First the UK Treasury mandated banks to develop Faster Payments.  This was followed by the EPC’s instant payment initiative, again based on the CT following the successful implementation of the SEPA Credit Transfer.  The UK led again with Open Banking enabling third parties to initiate bank account CT payments.  Similar concepts were embedded in the EC’s PSD2 regulations.  The ECB is now building a new Pan EU instant payment infrastructure (TIPS), with a CT benchmark cost at fractions of a cent.

These copycat concepts have also encouraged Fintechs to develop new services leveraging the Instant payments and Open Banking platforms.  Most Fintechs assume the foundation CT is fit for consumer use, secure and low-risk because of its strong regulatory backing.

 

But all is not well.  Many are now questioning the regulators’ strategy.  The focus on the CT may have been misguided.  After all, the CT was designed 60 years ago to displace cash wages and enable business to business payments.  It is simple, basic and featureless.  A payment instrument frozen in time with little or no development or investment.  It was never intended for use as a retail payments instrument. Contrast CT’s development with the massive investments in the card business over the same period.  The simple paper and voice processes of the 1960s have been displaced by high-performance national and international authorisation clearing and settlement systems.  Card product features have expanded, and more importantly consumer redress processes developed to enable refunds (particularly for eCommerce), chargebacks, fraud and product guarantees.  Similarly, merchant KYC, risk assessment and monitoring processes are recognised as best in class and a benchmark model for identifying fraudulent accounts.

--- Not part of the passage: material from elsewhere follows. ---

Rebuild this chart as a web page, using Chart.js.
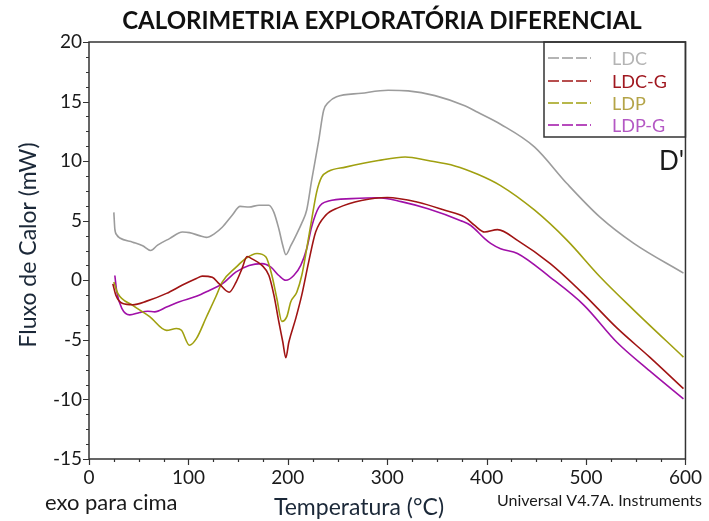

Superficially, instant and other CT based instruments make a compelling offer to consumers and merchants.  It is skeletal design, very low cost, real-time push authorisation and P2P capabilities at first appear an attractive proposition.  However, many do not realise the CT does not compare with cards.  Refunds are not enabled, fraud not refunded and misdirected transactions potentially lost.  In addition, the CT does not provide fraud monitoring, lacks transaction repudiation (chargebacks) and offers no product or service guarantees in the event of merchant bankruptcy.

 

How the Regulators made Design Mistakes

 

The consequences of these functionality gaps are becoming clear in the UK which was first to market with its CT enabled Faster Payments service.  In 2018 push fraud is accelerating to €400m per annum with consumer losses averaging €3k and businesses €25k.  Only 4 out of 10 victims win redress and then often no more than 25% of the value lost.  A high proportion of CT fraud reflects poor corporate account risk assessment and KYC at on-boarding time and a subsequent lack of fraud and risk monitoring.  The good news is that UK’s Payment Services Regulator (PSR) has mandated payee name at authorisation time and fraud refunds where banks are clearly responsible.  However, many card-like features are still missing including UK Consumer Credit Act guarantee.  The UK’s experience today could soon be EU’s problem tomorrow as instant and other CT based services are rolled out.

 

So, what collateral damage will CT payments have on the cards business?  There is no doubt very low costs will encourage merchant acceptance.  Real-time account updating is attractive to millennial wallet and card holders.  The SWISH P2P service in Sweden and equivalent offers in other markets are already very widely used and are impacting card volumes.  In the pipeline are 30+ new entrant and Fintech payments concepts which will roll out over the next three years as well as new services from the international technology providers.  There are clear indications that the cards business must expect displacement to accelerate.

However, the cards sector is struggling to build a counter strategy and is on the back-foot, partly as a result of the IFR (and the upcoming review) and partly because many banks’ ACH silos have developed CT payment offers.  In addition, the collective will to lobby key stakeholders has also been weakened as a result of regulators’ determination to change the EU’s payments landscape.

To delay a cards business fightback would be foolhardy.  Some CT missing features are already being addressed in several markets (ACH fraud monitoring particularly) and more will follow.  At a minimum, the deficiencies in the regulator’s strategies should be forcefully communicated with a focus on eCommerce.  In addition, the potential risks associated in using the CT needs to be clearly communicated to consumers and merchants.  Also, card issuers should consider developing their own low-cost instant card offer delivered within the scheme redress wrapper to compete with the instant CT.

 

Finally, failure to resell the massive benefits of card enabled payments to citizens and corporates could result in a steady decline of the cards business over the next ten years.